The Nationwide Class for this action is all Monkey Capital investors who, between June 1, 2017 and October 31, 2017, transferred bitcoins or other money, currencies, or cryptocurrencies to Monkey Capital in furtherance of its ICO. There is also a Florida Subclass of the above class.
According to the complaint, Monkey Capital, Inc. is headquartered in Singapore; Monkey Capital, LLC was created in or around July 2017 as “a new parent company to hold [all] interest in the [investment] entity.” Both are believed by the complaint to be controlled by founder Daniel Harrison. All three are defendants in this case.
Monkey Capital was supposedly creating the Monkey Capital Market, which the complaint calls “a unique, inter-connected network of cryptocurrency news and information; a platform on which cryptocurrency could be exchanged for other cryptocurrency or fiat currency…; and communication channels…” along with it would operate “a decentralized hedge fund to invest in items such as SpaceX supply contracts and hostile public company takeovers and Blockchain systems while simultaneously speculating on large blocks of cryptocurrency.”
According to the complaint, investors were invited to exchange cryptocurrency like bitcoin for cryptocurrenecy options called Coevals that they would later be able to exchange for Monkey Coins.
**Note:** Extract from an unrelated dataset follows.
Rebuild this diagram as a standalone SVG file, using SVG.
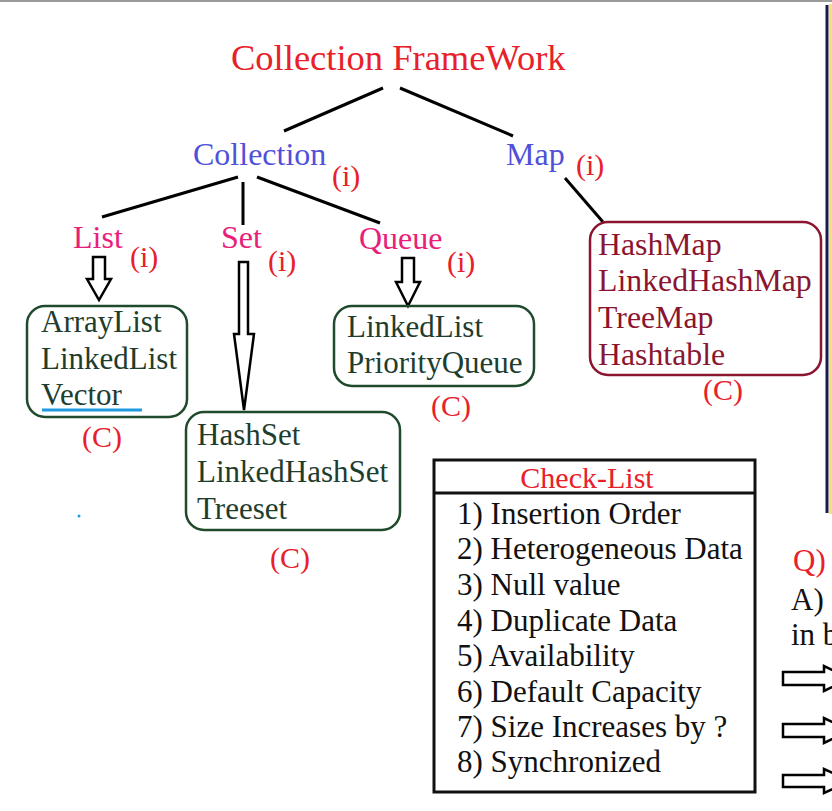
<svg xmlns="http://www.w3.org/2000/svg" width="832" height="811" viewBox="0 0 832 811">
<defs>
<style>
text{font-family:"Liberation Serif","Times New Roman",serif;}
.title{fill:#e8202a;font-size:36.5px;}
.iface{fill:#5050d8;font-size:32px;}
.sub{fill:#e8207a;font-size:32px;}
.tag{fill:#e8202a;font-size:30px;}
.item{fill:#1e3d2e;font-size:31px;}
.mitem{fill:#8b1530;font-size:31.8px;}
.gbox{fill:none;stroke:#1f4a2c;stroke-width:2.5;}
.mbox{fill:none;stroke:#8b1530;stroke-width:2.5;}
.edge{stroke:#000;stroke-width:3;fill:none;}
.barrow{fill:#fff;stroke:#000;stroke-width:2.5;stroke-linejoin:miter;}
.chk{fill:#111;font-size:31px;}
</style>
</defs>
<rect x="0" y="0" width="832" height="811" fill="#fff"/>
<rect x="0" y="0" width="832" height="2" fill="#9a9a9a"/>
<rect x="829" y="4" width="3" height="510" fill="#f3e27a"/>
<line x1="827" y1="5" x2="827" y2="513" stroke="#1a1a4a" stroke-width="3"/>

<g id="connectors">
<line class="edge" x1="383" y1="88" x2="284" y2="131"/>
<line class="edge" x1="400" y1="88" x2="513" y2="136"/>
<line class="edge" x1="238" y1="177" x2="102" y2="217"/>
<line class="edge" x1="243" y1="182" x2="243" y2="225"/>
<line class="edge" x1="257" y1="177" x2="380" y2="223"/>
<line class="edge" x1="565" y1="178" x2="603" y2="222"/>
<path class="barrow" d="M93,257 L105,257 L105,279 L111,279 L99,300 L87,279 L93,279 Z"/>
<path class="barrow" d="M239,262 L248,262 L248,334 L254,334 L244,410 L234,334 L239,334 Z"/>
<path class="barrow" d="M402,258 L414,258 L414,282 L420,282 L408,306 L396,282 L402,282 Z"/>
</g>

<g id="root">
<text class="title" x="231" y="70">Collection FrameWork</text>
</g>

<g id="collection">
<text class="iface" x="193" y="165">Collection</text>
<text class="tag" x="332" y="186">(i)</text>
</g>

<g id="map">
<text class="iface" x="506" y="165">Map</text>
<text class="tag" x="576" y="175">(i)</text>
</g>

<g id="list">
<text class="sub" x="73" y="248">List</text>
<text class="tag" x="130" y="267">(i)</text>
</g>

<g id="set">
<text class="sub" x="221" y="248">Set</text>
<text class="tag" x="268" y="271">(i)</text>
</g>

<g id="queue">
<text class="sub" x="359" y="249">Queue</text>
<text class="tag" x="447" y="272">(i)</text>
</g>

<g id="list-classes">
<rect class="gbox" x="27" y="306" width="160" height="111" rx="18"/>
<text class="item" x="41" y="332">ArrayList</text>
<text class="item" x="41" y="369">LinkedList</text>
<text class="item" x="41" y="405">Vector</text>
<line x1="42" y1="410" x2="142" y2="410" stroke="#1e9be0" stroke-width="3"/>
<text class="tag" x="82" y="447">(C)</text>
</g>

<g id="set-classes">
<rect class="gbox" x="186" y="412" width="214" height="118" rx="18"/>
<text class="item" x="197" y="445">HashSet</text>
<text class="item" x="197" y="482">LinkedHashSet</text>
<text class="item" x="197" y="519">Treeset</text>
<text class="tag" x="270" y="568">(C)</text>
</g>

<g id="queue-classes">
<rect class="gbox" x="334" y="306" width="200" height="80" rx="18"/>
<text class="item" x="347" y="337">LinkedList</text>
<text class="item" x="347" y="373">PriorityQueue</text>
<text class="tag" x="431" y="416">(C)</text>
</g>

<g id="map-classes">
<rect class="mbox" x="590" y="222" width="231" height="153" rx="18"/>
<text class="mitem" x="598" y="255">HashMap</text>
<text class="mitem" x="598" y="291">LinkedHashMap</text>
<text class="mitem" x="598" y="328">TreeMap</text>
<text class="mitem" x="598" y="365">Hashtable</text>
<text class="tag" x="703" y="400">(C)</text>
</g>

<g id="checklist">
<rect x="434" y="460" width="321" height="332" fill="#fff" stroke="#111" stroke-width="3"/>
<line x1="434" y1="493" x2="755" y2="493" stroke="#111" stroke-width="3"/>
<text class="tag" x="587" y="488" text-anchor="middle">Check-List</text>
<text class="chk" x="457" y="524">1) Insertion Order</text>
<text class="chk" x="457" y="559">2) Heterogeneous Data</text>
<text class="chk" x="457" y="595">3) Null value</text>
<text class="chk" x="457" y="631">4) Duplicate Data</text>
<text class="chk" x="457" y="666">5) Availability</text>
<text class="chk" x="457" y="702">6) Default Capacity</text>
<text class="chk" x="457" y="737">7) Size Increases by ?</text>
<text class="chk" x="457" y="772">8) Synchronized</text>
</g>

<g id="side">
<text class="tag" x="793" y="571" style="font-size:31px">Q)</text>
<text class="chk" x="791" y="610">A)</text>
<text class="chk" x="791" y="645">in b</text>
<path class="barrow" d="M783,672 L824,672 L824,666 L850,678.5 L824,691 L824,685 L783,685 Z"/>
<path class="barrow" d="M783,724 L824,724 L824,718 L850,730.5 L824,743 L824,737 L783,737 Z"/>
<path class="barrow" d="M783,775 L824,775 L824,769 L850,781 L824,793 L824,787 L783,787 Z"/>
</g>

<circle cx="79" cy="516" r="1.5" fill="#1e9be0"/>
</svg>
The complaint alleges that Harrison and his colleagues extensively hyped the company, and investors began buying the Coevals, which, without the launch of Monkey coins, had only “a de minimis value.”
The ICO was postponed to August 8, 2017. Before the ICO, on or about April 3, 2017, the defendants, without warning, issued a billion Monkey coins to Monkey insiders, including Harrison, who the complaint claims quickly converted them to other cryptocurrencies.
Unfortunately, the complaint claims that on August 8, no ICO took place, and that at about the same time, Monkey’s fundraising website disappeared. The complaint alleges that the investments made in Coevals went directly into Harrison’s pocket and that no ICO will ever take place.
Some investors have now traded Coevals for another cryptocurrency called ERC20, but the complaint claims that the defendants “are threatening to forcibly remove tokens from investors if the investors do not purchase ‘insurance’ from Defendants.”
The complaint claims that cryptocurrencies are securities and claims that the sales of Coevals was an unregistered offer and sale of securities and fraud, among other things, in violation of the Securities Act of 1933 and Florida state laws.